Separate from any assessment we might make now as to whether this is likely, if Xanana and CNRT are serious about ruling in their own right and winning 50% of that 70%, then it would natural for us to assume that they have some campaign strategy to try to do that. If this is the case, what is it? Is it the case? I don’t know the answer to either of these questions.
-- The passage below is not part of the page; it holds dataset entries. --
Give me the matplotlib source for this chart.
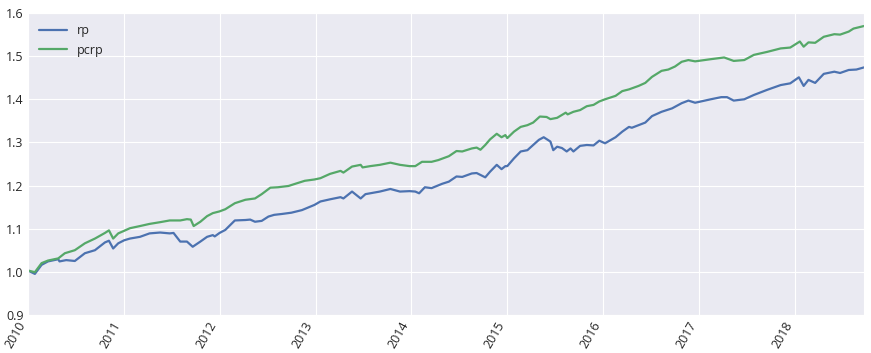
import matplotlib
matplotlib.use("Agg")
import matplotlib.pyplot as plt
import matplotlib.dates as mdates
import pandas as pd
import seaborn as sns

# readings, time in decimal years
rp_t = [2010.00, 2010.073, 2010.143, 2010.21, 2010.317, 2010.33, 2010.40, 2010.49,
        2010.595, 2010.70, 2010.804, 2010.846, 2010.89, 2010.943, 2011.005, 2011.065,
        2011.17, 2011.27, 2011.38, 2011.48, 2011.52, 2011.59, 2011.66, 2011.72,
        2011.80, 2011.87, 2011.93, 2011.95, 2012.00, 2012.06, 2012.16, 2012.27,
        2012.32, 2012.37, 2012.44, 2012.51, 2012.57, 2012.65, 2012.75, 2012.86,
        2012.99, 2013.05, 2013.15, 2013.26, 2013.29, 2013.38, 2013.47, 2013.52,
        2013.57, 2013.67, 2013.78, 2013.88, 2013.98, 2014.04, 2014.08, 2014.14,
        2014.21, 2014.32, 2014.39, 2014.47, 2014.53, 2014.63, 2014.68, 2014.77,
        2014.82, 2014.89, 2014.94, 2014.98, 2015.00, 2015.07, 2015.14, 2015.21,
        2015.27, 2015.33, 2015.38, 2015.45, 2015.48, 2015.52, 2015.57, 2015.62,
        2015.66, 2015.69, 2015.76, 2015.83, 2015.90, 2015.96, 2016.02, 2016.13,
        2016.20, 2016.27, 2016.30, 2016.37, 2016.44, 2016.51, 2016.61, 2016.72,
        2016.82, 2016.89, 2016.96, 2017.12, 2017.23, 2017.29, 2017.36, 2017.47,
        2017.57, 2017.71, 2017.85, 2017.95, 2018.04, 2018.09, 2018.14, 2018.21,
        2018.30, 2018.41, 2018.47, 2018.56, 2018.64, 2018.72]
rp_v = [1.003, 0.995, 1.016, 1.024, 1.029, 1.024, 1.027, 1.025,
        1.043, 1.050, 1.068, 1.072, 1.054, 1.066, 1.073, 1.077,
        1.081, 1.089, 1.091, 1.089, 1.090, 1.070, 1.070, 1.058,
        1.070, 1.081, 1.085, 1.082, 1.090, 1.097, 1.119, 1.120,
        1.121, 1.116, 1.118, 1.128, 1.132, 1.134, 1.137, 1.143,
        1.155, 1.163, 1.168, 1.173, 1.170, 1.186, 1.170, 1.180,
        1.182, 1.186, 1.192, 1.186, 1.187, 1.186, 1.182, 1.196,
        1.194, 1.204, 1.209, 1.221, 1.220, 1.228, 1.229, 1.219,
        1.232, 1.248, 1.238, 1.245, 1.245, 1.263, 1.279, 1.282,
        1.294, 1.306, 1.312, 1.302, 1.282, 1.290, 1.287, 1.279,
        1.286, 1.279, 1.292, 1.294, 1.293, 1.304, 1.298, 1.312,
        1.325, 1.336, 1.334, 1.340, 1.346, 1.361, 1.371, 1.379,
        1.391, 1.397, 1.392, 1.400, 1.405, 1.405, 1.397, 1.400,
        1.410, 1.422, 1.433, 1.437, 1.451, 1.431, 1.445, 1.438,
        1.459, 1.464, 1.461, 1.468, 1.469, 1.474]

pcrp_t = [2010.00, 2010.073, 2010.143, 2010.21, 2010.317, 2010.386, 2010.49, 2010.595,
          2010.70, 2010.804, 2010.846, 2010.89, 2010.943, 2011.005, 2011.065, 2011.17,
          2011.27, 2011.38, 2011.48, 2011.59, 2011.66, 2011.70, 2011.73, 2011.80,
          2011.87, 2011.93, 2012.00, 2012.06, 2012.16, 2012.27, 2012.37, 2012.44,
          2012.53, 2012.61, 2012.72, 2012.79, 2012.89, 2012.99, 2013.05, 2013.15,
          2013.26, 2013.29, 2013.38, 2013.47, 2013.49, 2013.57, 2013.67, 2013.78,
          2013.88, 2013.98, 2014.04, 2014.11, 2014.21, 2014.28, 2014.39, 2014.47,
          2014.53, 2014.63, 2014.68, 2014.72, 2014.77, 2014.82, 2014.89, 2014.94,
          2014.98, 2015.00, 2015.07, 2015.14, 2015.21, 2015.27, 2015.34, 2015.41,
          2015.45, 2015.52, 2015.61, 2015.63, 2015.69, 2015.76, 2015.83, 2015.90,
          2015.96, 2016.02, 2016.13, 2016.20, 2016.27, 2016.37, 2016.44, 2016.51,
          2016.61, 2016.68, 2016.75, 2016.82, 2016.89, 2016.96, 2017.12, 2017.26,
          2017.36, 2017.47, 2017.57, 2017.71, 2017.85, 2017.95, 2018.05, 2018.09,
          2018.14, 2018.21, 2018.30, 2018.41, 2018.47, 2018.56, 2018.61, 2018.72]
pcrp_v = [1.003, 0.999, 1.020, 1.026, 1.031, 1.043, 1.050, 1.066,
          1.077, 1.090, 1.096, 1.077, 1.089, 1.095, 1.101, 1.106,
          1.111, 1.115, 1.119, 1.119, 1.122, 1.121, 1.106, 1.116,
          1.129, 1.136, 1.140, 1.145, 1.159, 1.167, 1.170, 1.180,
          1.195, 1.196, 1.199, 1.204, 1.211, 1.214, 1.217, 1.227,
          1.234, 1.230, 1.244, 1.248, 1.242, 1.245, 1.248, 1.253,
          1.248, 1.245, 1.245, 1.255, 1.255, 1.259, 1.268, 1.280,
          1.279, 1.286, 1.288, 1.283, 1.294, 1.307, 1.320, 1.312,
          1.317, 1.310, 1.325, 1.336, 1.340, 1.346, 1.360, 1.359,
          1.354, 1.357, 1.369, 1.365, 1.371, 1.375, 1.384, 1.387,
          1.395, 1.400, 1.408, 1.419, 1.423, 1.431, 1.438, 1.452,
          1.466, 1.469, 1.476, 1.487, 1.491, 1.488, 1.493, 1.497,
          1.489, 1.491, 1.503, 1.510, 1.518, 1.520, 1.534, 1.522,
          1.532, 1.531, 1.545, 1.551, 1.550, 1.557, 1.564, 1.570]


def to_dates(years):
    out = []
    for y in years:
        yr = int(y)
        start = pd.Timestamp(year=yr, month=1, day=1)
        out.append(start + (y - yr) * pd.Timedelta(days=365))
    return out


sns.set_style("darkgrid")
plt.rcParams['font.family'] = ['Open Sans', 'DejaVu Sans']

fig = plt.figure(figsize=(8.71, 3.53), dpi=100)
ax = fig.add_axes([0.032, 0.108, 0.96, 0.855])

rp_d = to_dates(rp_t)
pcrp_d = to_dates(pcrp_t)
ax.plot(rp_d, rp_v, color='#4C72B0', lw=1.6, label='rp')
ax.plot(pcrp_d, pcrp_v, color='#55A868', lw=1.6, label='pcrp')

ax.set_ylim(0.9, 1.6)
ax.set_xlim(pd.Timestamp('2010-01-01'), pcrp_d[-1])
ax.xaxis.set_major_locator(mdates.YearLocator())
ax.xaxis.set_major_formatter(mdates.DateFormatter('%Y'))
plt.xticks(rotation=60, ha='right', fontsize=9)
plt.yticks(fontsize=9)
ax.tick_params(axis='both', length=0, pad=3, colors='.15')

ax.legend(loc='upper left', fontsize=9, frameon=False, handlelength=2.2)

fig.savefig('out.png', dpi=100)
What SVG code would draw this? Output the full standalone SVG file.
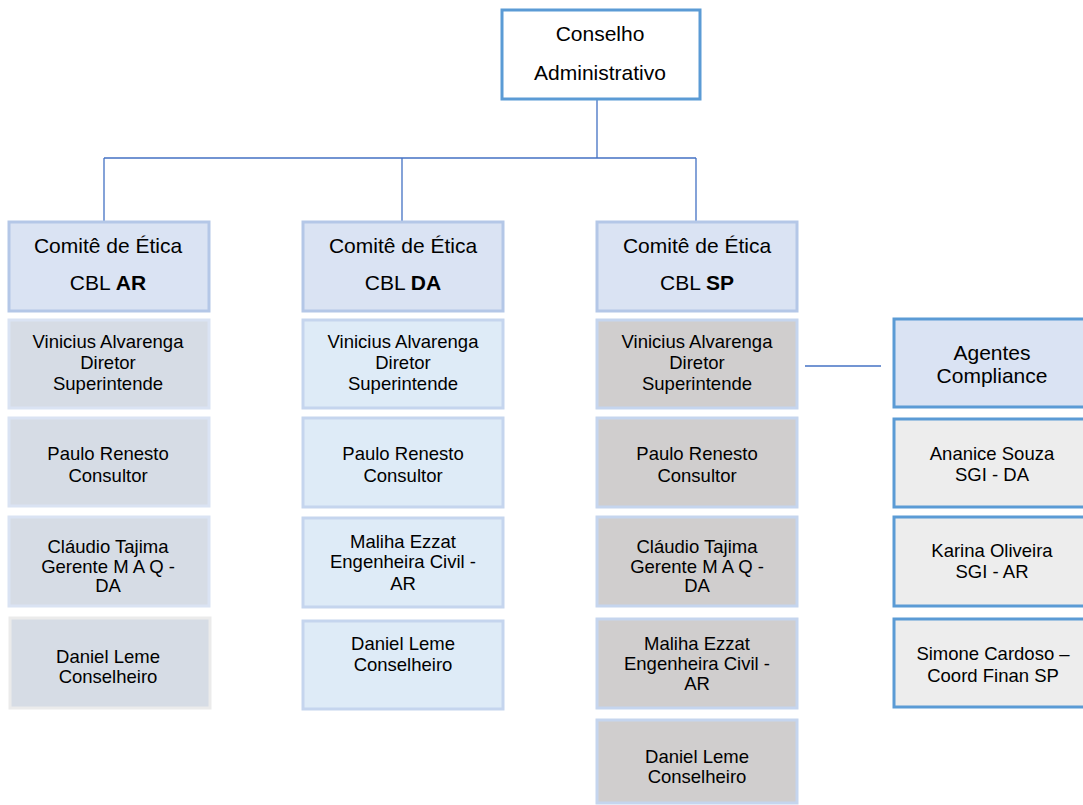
<svg xmlns="http://www.w3.org/2000/svg" width="1083" height="805" viewBox="0 0 1083 805">
  <style>
    text { font-family: "Liberation Sans", Arial, sans-serif; fill: #000; text-anchor: middle; }
    .hd { font-size: 21px; }
    .it { font-size: 18.5px; }
    .top { fill: #ffffff; stroke: #5b9bd5; stroke-width: 3; }
    .head { fill: #dae3f3; stroke: #b4c7e7; stroke-width: 3; }
    .c1 { fill: #d6dce5; stroke: #dae3f3; stroke-width: 3; }
    .c1b { fill: #d6dce5; stroke: #ebebeb; stroke-width: 3; }
    .c2 { fill: #deebf7; stroke: #c5d5ee; stroke-width: 3; }
    .c3 { fill: #d0cece; stroke: #c5d5ee; stroke-width: 3; }
    .ag { fill: #dae3f3; stroke: #5b9bd5; stroke-width: 3; }
    .agi { fill: #ededed; stroke: #5b9bd5; stroke-width: 3; }
    .con { stroke: #4472c4; stroke-width: 1.3; fill: none; }
  </style>

  <!-- connectors -->
  <g id="connectors">
    <path class="con" d="M597 99 V158 M104 158 H696 M104 158 V222 M402 158 V222 M696 158 V222"/>
    <path class="con" d="M805 366 H881"/>
  </g>

  <!-- board -->
  <g id="conselho">
    <rect class="top" x="502" y="10" width="198" height="89"/>
    <text class="hd" x="600" y="41">Conselho</text>
    <text class="hd" x="600" y="80">Administrativo</text>
  </g>

  <!-- column AR -->
  <g id="comite-ar">
    <rect class="head" x="9" y="222" width="200" height="89"/>
    <text class="hd" x="108" y="253">Comitê de Ética</text>
    <text class="hd" x="108" y="290">CBL <tspan font-weight="bold">AR</tspan></text>
  </g>
  <g id="ar-vinicius">
    <rect class="c1" x="9" y="320" width="200" height="88"/>
    <text class="it" x="108" y="348">Vinicius Alvarenga</text>
    <text class="it" x="108" y="369">Diretor</text>
    <text class="it" x="108" y="390">Superintende</text>
  </g>
  <g id="ar-paulo">
    <rect class="c1" x="9" y="418" width="200" height="88"/>
    <text class="it" x="108" y="460">Paulo Renesto</text>
    <text class="it" x="108" y="482">Consultor</text>
  </g>
  <g id="ar-claudio">
    <rect class="c1" x="9" y="517" width="200" height="89"/>
    <text class="it" x="108" y="553">Cláudio Tajima</text>
    <text class="it" x="108" y="573">Gerente M A Q -</text>
    <text class="it" x="108" y="592">DA</text>
  </g>
  <g id="ar-daniel">
    <rect class="c1b" x="10" y="618" width="200" height="90"/>
    <text class="it" x="108" y="663">Daniel Leme</text>
    <text class="it" x="108" y="683">Conselheiro</text>
  </g>

  <!-- column DA -->
  <g id="comite-da">
    <rect class="head" x="303" y="222" width="200" height="89"/>
    <text class="hd" x="403" y="253">Comitê de Ética</text>
    <text class="hd" x="403" y="290">CBL <tspan font-weight="bold">DA</tspan></text>
  </g>
  <g id="da-vinicius">
    <rect class="c2" x="303" y="320" width="200" height="88"/>
    <text class="it" x="403" y="348">Vinicius Alvarenga</text>
    <text class="it" x="403" y="369">Diretor</text>
    <text class="it" x="403" y="390">Superintende</text>
  </g>
  <g id="da-paulo">
    <rect class="c2" x="303" y="418" width="200" height="89"/>
    <text class="it" x="403" y="460">Paulo Renesto</text>
    <text class="it" x="403" y="482">Consultor</text>
  </g>
  <g id="da-maliha">
    <rect class="c2" x="303" y="518" width="200" height="89"/>
    <text class="it" x="403" y="548">Maliha Ezzat</text>
    <text class="it" x="403" y="568">Engenheira Civil -</text>
    <text class="it" x="403" y="590">AR</text>
  </g>
  <g id="da-daniel">
    <rect class="c2" x="303" y="621" width="200" height="88"/>
    <text class="it" x="403" y="650">Daniel Leme</text>
    <text class="it" x="403" y="671">Conselheiro</text>
  </g>

  <!-- column SP -->
  <g id="comite-sp">
    <rect class="head" x="597" y="222" width="200" height="89"/>
    <text class="hd" x="697" y="253">Comitê de Ética</text>
    <text class="hd" x="697" y="290">CBL <tspan font-weight="bold">SP</tspan></text>
  </g>
  <g id="sp-vinicius">
    <rect class="c3" x="597" y="320" width="200" height="88"/>
    <text class="it" x="697" y="348">Vinicius Alvarenga</text>
    <text class="it" x="697" y="369">Diretor</text>
    <text class="it" x="697" y="390">Superintende</text>
  </g>
  <g id="sp-paulo">
    <rect class="c3" x="597" y="418" width="200" height="89"/>
    <text class="it" x="697" y="460">Paulo Renesto</text>
    <text class="it" x="697" y="482">Consultor</text>
  </g>
  <g id="sp-claudio">
    <rect class="c3" x="597" y="517" width="200" height="89"/>
    <text class="it" x="697" y="553">Cláudio Tajima</text>
    <text class="it" x="697" y="573">Gerente M A Q -</text>
    <text class="it" x="697" y="592">DA</text>
  </g>
  <g id="sp-maliha">
    <rect class="c3" x="597" y="619" width="200" height="89"/>
    <text class="it" x="697" y="650">Maliha Ezzat</text>
    <text class="it" x="697" y="670">Engenheira Civil -</text>
    <text class="it" x="697" y="690">AR</text>
  </g>
  <g id="sp-daniel">
    <rect class="c3" x="597" y="720" width="200" height="83"/>
    <text class="it" x="697" y="763">Daniel Leme</text>
    <text class="it" x="697" y="783">Conselheiro</text>
  </g>

  <!-- compliance agents -->
  <g id="agentes">
    <rect class="ag" x="894" y="319" width="200" height="88"/>
    <text class="hd" x="992" y="360">Agentes</text>
    <text class="hd" x="992" y="383">Compliance</text>
  </g>
  <g id="ag-ananice">
    <rect class="agi" x="894" y="419" width="200" height="88"/>
    <text class="it" x="992" y="460">Ananice Souza</text>
    <text class="it" x="992" y="481">SGI - DA</text>
  </g>
  <g id="ag-karina">
    <rect class="agi" x="894" y="517" width="200" height="89"/>
    <text class="it" x="992" y="557">Karina Oliveira</text>
    <text class="it" x="992" y="578">SGI - AR</text>
  </g>
  <g id="ag-simone">
    <rect class="agi" x="894" y="619" width="200" height="88"/>
    <text class="it" x="993" y="660">Simone Cardoso –</text>
    <text class="it" x="993" y="682">Coord Finan SP</text>
  </g>
</svg>
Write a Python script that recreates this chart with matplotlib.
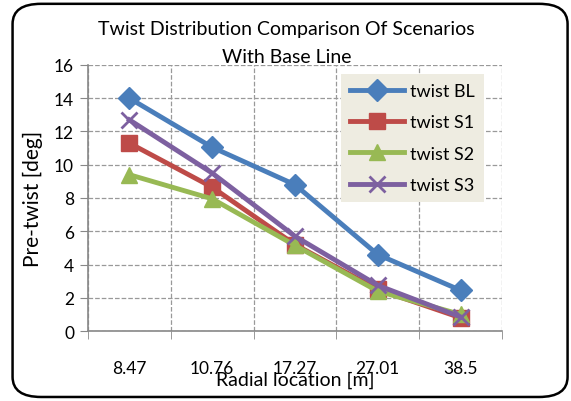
import matplotlib.pyplot as plt
from matplotlib.patches import FancyBboxPatch

plt.rcParams['font.family'] = ['Lato', 'DejaVu Sans']

# Radial stations along the blade and twist per scenario
radial = ["8.47", "10.76", "17.27", "27.01", "38.5"]
twist_bl = [14.0, 11.05, 8.8, 4.6, 2.45]
twist_s1 = [11.3, 8.65, 5.2, 2.5, 0.8]
twist_s2 = [9.4, 7.95, 5.15, 2.4, 1.0]
twist_s3 = [12.7, 9.5, 5.7, 2.75, 0.85]

series = [
    ("twist BL", twist_bl, "#4A7EBB", "D", 11),
    ("twist S1", twist_s1, "#BE4B48", "s", 11),
    ("twist S2", twist_s2, "#98B954", "^", 12),
    ("twist S3", twist_s3, "#7D60A0", "x", 12),
]

fig = plt.figure(figsize=(5.71, 4.02), dpi=100)
ax = fig.add_axes([0.154, 0.174, 0.725, 0.662])

x = list(range(len(radial)))
for label, vals, color, marker, ms in series:
    ax.plot(x, vals, color=color, lw=3.5, marker=marker, ms=ms,
            mew=2 if marker == "x" else 1, mec=color, label=label)

ax.set_xlim(-0.5, len(radial) - 0.5)
ax.set_ylim(0, 16)
ax.set_yticks(range(0, 17, 2))
ax.set_xticks(x)
ax.set_xticklabels(radial)
ax.set_xticks([i - 0.5 for i in range(len(radial) + 1)], minor=True)
ax.tick_params(axis='x', which='major', length=0, pad=21, labelsize=12.5)
ax.tick_params(axis='x', which='minor', length=6, color='#888888', direction='out')
ax.tick_params(axis='y', length=6, color='#888888', labelsize=12.5, pad=4)

ax.grid(True, axis='y', linestyle='--', color='#999999', lw=0.9)
ax.grid(True, axis='x', which='minor', linestyle='--', color='#999999', lw=0.9)
for side in ['top', 'right']:
    ax.spines[side].set_visible(False)
for side in ['left', 'bottom']:
    ax.spines[side].set_color('#888888')
    ax.spines[side].set_linewidth(1.2)

ax.set_title("Twist Distribution Comparison Of Scenarios\nWith Base Line",
             fontsize=14, linespacing=1.75, pad=-2, x=0.48)
ax.set_ylabel("Pre-twist [deg]", fontsize=15, labelpad=8)
ax.set_xlabel("Radial location [m]", fontsize=14, labelpad=-4)

leg = ax.legend(loc='upper left', bbox_to_anchor=(0.59, 1.0), fontsize=13,
                frameon=True, fancybox=False, handlelength=3.0,
                labelspacing=0.85, borderpad=0.5, handletextpad=0.3)
leg.get_frame().set_facecolor('#EEECE1')
leg.get_frame().set_edgecolor('none')
leg.get_frame().set_alpha(1)

# rounded outer chart border
border = FancyBboxPatch((0.022, 0.01), 0.972, 0.978, transform=fig.transFigure,
                        boxstyle="round,pad=0,rounding_size=0.05",
                        fill=False, edgecolor='black', lw=1.8)
fig.patches.append(border)

fig.savefig("out.png", dpi=100)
But the campaign strategies for winning government are not yet clear for any of the non-Fretilin parties.

New emerging forces

 As  I noted above, with both FRETILIN and probably also CNRT stagnating, or even declining, in the mid to low 20% range, what other smaller parties do may also be important. It could be that 50-60% of the vote may be divided among several smaller parties. In its recent new edition of Suara Sosialis Timur newspaper (now being published fortnightly), the Socialist Party of Timor (PST) has stated it is aiming to win 10 seats, up from its current zero. The PST has underwent an impressive expansion during the last 4-5 years, emphasizing methods such as intensive political education, door-to-door campaigning, building its university student organisation FRESTI (now important in its campaign work), and establishing model agricultural cooperatives. It has no doubt also benefited from the platform that its President, Avelino Coelho, was won with rural audiences through his role as Secretary of State for Energy Policy, responsible for the provision of free electrification in remote villages (via solar panels, as well as bio-fuel and bio-energy managed by Beneficiary Assemblies, successfully reaching around 15,000 households, delivering night-time lighting and other low-energy facilities to probably around 75,000 household members. Where such households were previously using kerosene as fuel, they have been saving $1 per day since the free electricity has been available.)

Can the PST win 10 seats? It is not impossible. From what I have seen in TL and based on statistical data provided by and conversations with their activists, it seems that they have a very good chance of winning at least 3-6 seats. They have consolidated their base support in a number of areas. The parliamentary results cannot be automatically extrapolated from the presidential elections. While the stagnation trend for FRETILIN and the weak 1st round showing for TMR indicate that there is no clear leading force or personalities and that perhaps 40-50% of the vote is up for grabs, what happens in July will be now determined by what everybody actually does – how they campaign.

I think the most interesting thing to watch is how new, emerging forces – such as the PST – will campaign.

Talking to PST activists and from visits, it is clear that the PST is strong in: Atabae, the sucos of HATAS, Rairobo, Sanirin, Leolima and Leohitu; in Manatuto, Kairui, Bathara, Sananain; in Ermera, Estado, Mertutu, Raimerhei, Ponilala, Samara, Katrai Kraik, Katrai Leten, Leggimea, Mau Ubo, Lisapat, Lauana, Humboe, Batumanu, Koliati, Hatulia Vila, Manusae, and others; in Viqueque, Waguia ( but in Waguia, Lu Olo won, while Taur got 190 votes) , Bahatata, Laline, Ahiki, Ira Bin de Cima, Ira Bin de Baixo; Ainaro, Edi, Manetu, Aituto, Manelobas,; in Same, Aitnua, Mindelo, Foholau, Beremana, Liu Rai, Orana. PST has its base committees in nearly 100 Sucos. In those one hundred sucos, Taur won a large majority of votes, in some cases 90%.